- **Extracted records**
# # #
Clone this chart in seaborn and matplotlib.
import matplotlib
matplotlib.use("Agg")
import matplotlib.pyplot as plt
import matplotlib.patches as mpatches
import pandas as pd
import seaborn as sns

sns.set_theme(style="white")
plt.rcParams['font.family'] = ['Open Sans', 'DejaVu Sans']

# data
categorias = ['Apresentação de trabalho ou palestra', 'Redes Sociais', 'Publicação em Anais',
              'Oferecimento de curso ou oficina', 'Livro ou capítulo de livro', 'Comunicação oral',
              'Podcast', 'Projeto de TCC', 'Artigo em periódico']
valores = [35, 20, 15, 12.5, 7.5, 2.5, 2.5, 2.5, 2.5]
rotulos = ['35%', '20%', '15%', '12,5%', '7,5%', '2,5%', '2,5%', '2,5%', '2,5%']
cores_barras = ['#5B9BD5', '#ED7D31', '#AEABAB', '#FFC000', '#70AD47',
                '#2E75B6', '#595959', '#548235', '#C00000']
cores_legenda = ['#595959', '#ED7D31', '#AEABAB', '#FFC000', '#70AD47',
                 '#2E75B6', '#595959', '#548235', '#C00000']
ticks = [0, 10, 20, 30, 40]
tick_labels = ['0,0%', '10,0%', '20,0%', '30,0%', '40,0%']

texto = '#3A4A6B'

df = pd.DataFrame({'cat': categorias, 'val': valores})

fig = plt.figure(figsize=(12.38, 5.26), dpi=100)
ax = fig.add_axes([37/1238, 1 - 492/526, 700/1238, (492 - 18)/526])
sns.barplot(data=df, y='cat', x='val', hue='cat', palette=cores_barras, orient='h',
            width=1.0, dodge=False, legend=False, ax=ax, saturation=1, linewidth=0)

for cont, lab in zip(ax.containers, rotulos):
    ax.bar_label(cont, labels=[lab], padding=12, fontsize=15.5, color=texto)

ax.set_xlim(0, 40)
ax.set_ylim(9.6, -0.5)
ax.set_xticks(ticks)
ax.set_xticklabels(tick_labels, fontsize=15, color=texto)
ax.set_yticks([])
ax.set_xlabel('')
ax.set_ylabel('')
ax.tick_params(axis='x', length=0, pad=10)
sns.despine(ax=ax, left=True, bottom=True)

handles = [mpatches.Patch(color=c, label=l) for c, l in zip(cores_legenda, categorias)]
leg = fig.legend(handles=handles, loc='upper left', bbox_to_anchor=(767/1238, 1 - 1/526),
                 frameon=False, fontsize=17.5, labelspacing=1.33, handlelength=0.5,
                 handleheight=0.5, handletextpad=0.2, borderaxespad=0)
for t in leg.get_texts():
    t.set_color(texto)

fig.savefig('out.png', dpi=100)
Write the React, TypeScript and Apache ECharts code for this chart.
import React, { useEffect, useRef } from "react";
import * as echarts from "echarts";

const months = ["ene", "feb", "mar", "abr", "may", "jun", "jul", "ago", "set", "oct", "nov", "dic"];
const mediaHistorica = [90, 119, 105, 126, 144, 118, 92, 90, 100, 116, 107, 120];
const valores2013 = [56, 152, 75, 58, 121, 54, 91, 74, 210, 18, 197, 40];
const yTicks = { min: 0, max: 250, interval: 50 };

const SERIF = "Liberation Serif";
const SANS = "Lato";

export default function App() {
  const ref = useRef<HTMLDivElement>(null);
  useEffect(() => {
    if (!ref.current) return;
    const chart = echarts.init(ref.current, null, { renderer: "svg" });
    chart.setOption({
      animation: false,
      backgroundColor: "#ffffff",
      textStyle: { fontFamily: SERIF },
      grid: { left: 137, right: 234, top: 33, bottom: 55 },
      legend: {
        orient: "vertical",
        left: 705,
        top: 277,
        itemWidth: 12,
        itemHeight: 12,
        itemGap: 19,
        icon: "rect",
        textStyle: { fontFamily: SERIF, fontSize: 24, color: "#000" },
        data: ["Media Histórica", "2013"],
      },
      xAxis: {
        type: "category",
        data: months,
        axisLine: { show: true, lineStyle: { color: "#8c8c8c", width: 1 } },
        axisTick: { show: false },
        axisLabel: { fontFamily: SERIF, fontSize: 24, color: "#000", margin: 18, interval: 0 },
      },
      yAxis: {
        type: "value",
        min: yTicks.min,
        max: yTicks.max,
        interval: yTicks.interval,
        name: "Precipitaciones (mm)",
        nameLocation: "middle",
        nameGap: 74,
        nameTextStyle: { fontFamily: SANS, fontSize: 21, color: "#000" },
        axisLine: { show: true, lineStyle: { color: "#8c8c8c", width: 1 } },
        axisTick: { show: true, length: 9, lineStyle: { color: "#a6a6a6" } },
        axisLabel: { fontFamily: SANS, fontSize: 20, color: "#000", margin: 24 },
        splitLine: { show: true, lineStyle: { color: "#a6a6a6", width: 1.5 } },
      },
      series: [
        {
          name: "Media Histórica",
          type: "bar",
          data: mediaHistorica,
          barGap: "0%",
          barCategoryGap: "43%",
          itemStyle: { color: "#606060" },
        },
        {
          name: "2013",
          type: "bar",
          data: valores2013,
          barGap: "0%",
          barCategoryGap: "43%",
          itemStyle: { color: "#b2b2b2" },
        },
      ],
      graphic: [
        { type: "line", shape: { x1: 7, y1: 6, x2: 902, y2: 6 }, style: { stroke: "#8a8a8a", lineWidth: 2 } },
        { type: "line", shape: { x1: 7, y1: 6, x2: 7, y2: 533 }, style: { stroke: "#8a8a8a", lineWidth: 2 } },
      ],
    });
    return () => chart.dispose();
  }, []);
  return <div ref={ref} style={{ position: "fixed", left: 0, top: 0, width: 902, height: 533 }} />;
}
# # #
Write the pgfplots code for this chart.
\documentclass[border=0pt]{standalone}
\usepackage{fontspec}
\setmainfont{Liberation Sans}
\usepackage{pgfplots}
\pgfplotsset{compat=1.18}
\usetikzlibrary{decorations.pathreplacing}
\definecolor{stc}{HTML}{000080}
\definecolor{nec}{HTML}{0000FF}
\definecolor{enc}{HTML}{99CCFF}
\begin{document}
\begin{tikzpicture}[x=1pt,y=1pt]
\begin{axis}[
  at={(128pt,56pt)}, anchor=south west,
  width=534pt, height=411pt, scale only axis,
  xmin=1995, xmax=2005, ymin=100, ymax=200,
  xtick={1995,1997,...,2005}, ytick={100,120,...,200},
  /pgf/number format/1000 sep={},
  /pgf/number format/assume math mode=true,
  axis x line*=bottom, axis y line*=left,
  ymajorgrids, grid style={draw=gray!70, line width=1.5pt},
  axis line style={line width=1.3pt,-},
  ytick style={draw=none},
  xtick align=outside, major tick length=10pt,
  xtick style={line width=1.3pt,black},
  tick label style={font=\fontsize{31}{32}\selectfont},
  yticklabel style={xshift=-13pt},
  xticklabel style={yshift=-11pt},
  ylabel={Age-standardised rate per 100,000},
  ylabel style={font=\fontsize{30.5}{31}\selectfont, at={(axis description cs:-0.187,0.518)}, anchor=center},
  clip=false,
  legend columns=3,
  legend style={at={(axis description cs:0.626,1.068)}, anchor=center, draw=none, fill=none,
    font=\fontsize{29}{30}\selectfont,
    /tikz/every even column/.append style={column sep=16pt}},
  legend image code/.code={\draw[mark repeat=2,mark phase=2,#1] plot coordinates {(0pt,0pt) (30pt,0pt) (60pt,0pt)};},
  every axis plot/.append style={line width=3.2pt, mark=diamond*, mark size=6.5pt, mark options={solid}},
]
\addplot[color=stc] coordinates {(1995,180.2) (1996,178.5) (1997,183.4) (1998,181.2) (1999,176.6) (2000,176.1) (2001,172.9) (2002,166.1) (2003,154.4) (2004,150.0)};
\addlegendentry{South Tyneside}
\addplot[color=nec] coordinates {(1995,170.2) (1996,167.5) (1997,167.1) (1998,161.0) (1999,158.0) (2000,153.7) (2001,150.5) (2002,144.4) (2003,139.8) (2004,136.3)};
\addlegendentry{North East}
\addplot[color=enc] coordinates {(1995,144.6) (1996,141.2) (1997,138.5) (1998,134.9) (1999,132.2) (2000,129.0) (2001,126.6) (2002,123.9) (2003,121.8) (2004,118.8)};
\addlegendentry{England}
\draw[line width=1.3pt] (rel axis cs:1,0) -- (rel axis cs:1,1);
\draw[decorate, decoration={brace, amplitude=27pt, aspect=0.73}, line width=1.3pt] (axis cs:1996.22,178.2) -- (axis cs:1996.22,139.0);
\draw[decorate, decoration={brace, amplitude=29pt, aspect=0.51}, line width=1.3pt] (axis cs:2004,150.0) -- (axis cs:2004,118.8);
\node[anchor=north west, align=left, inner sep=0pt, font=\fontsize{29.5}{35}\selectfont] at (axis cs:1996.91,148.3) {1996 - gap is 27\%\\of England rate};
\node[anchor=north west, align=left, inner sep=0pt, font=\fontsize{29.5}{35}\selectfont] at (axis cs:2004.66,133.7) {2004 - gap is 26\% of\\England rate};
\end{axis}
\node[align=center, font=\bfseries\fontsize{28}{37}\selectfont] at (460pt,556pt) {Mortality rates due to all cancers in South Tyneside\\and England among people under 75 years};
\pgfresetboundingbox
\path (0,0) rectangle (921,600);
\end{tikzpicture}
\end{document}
# # #
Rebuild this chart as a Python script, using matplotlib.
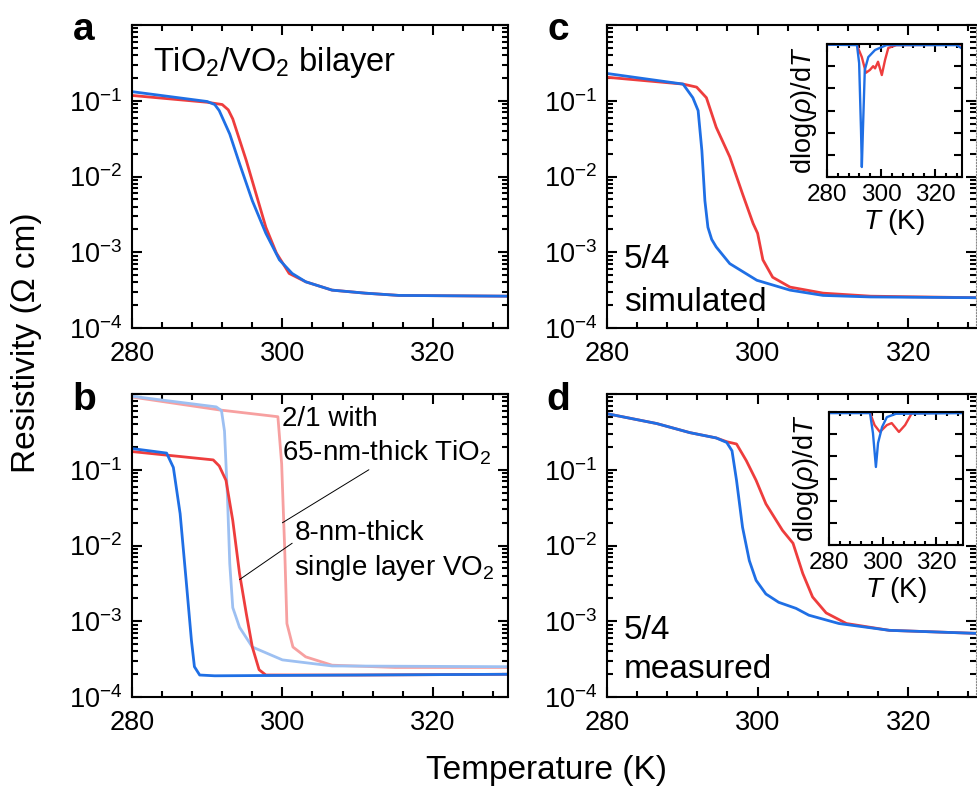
# # #
- **What the task requires**
Write the lines again exactly, beginning at the line that has "Clone this chart in seaborn and matplotlib." and stopping after the line that has "plt.rcParams['font.family'] = ['Open"; include no other lines.

- **Result of this exercise**
Clone this chart in seaborn and matplotlib.
import matplotlib
matplotlib.use("Agg")
import matplotlib.pyplot as plt
import matplotlib.patches as mpatches
import pandas as pd
import seaborn as sns

sns.set_theme(style="white")
plt.rcParams['font.family'] = ['Open Sans', 'DejaVu Sans']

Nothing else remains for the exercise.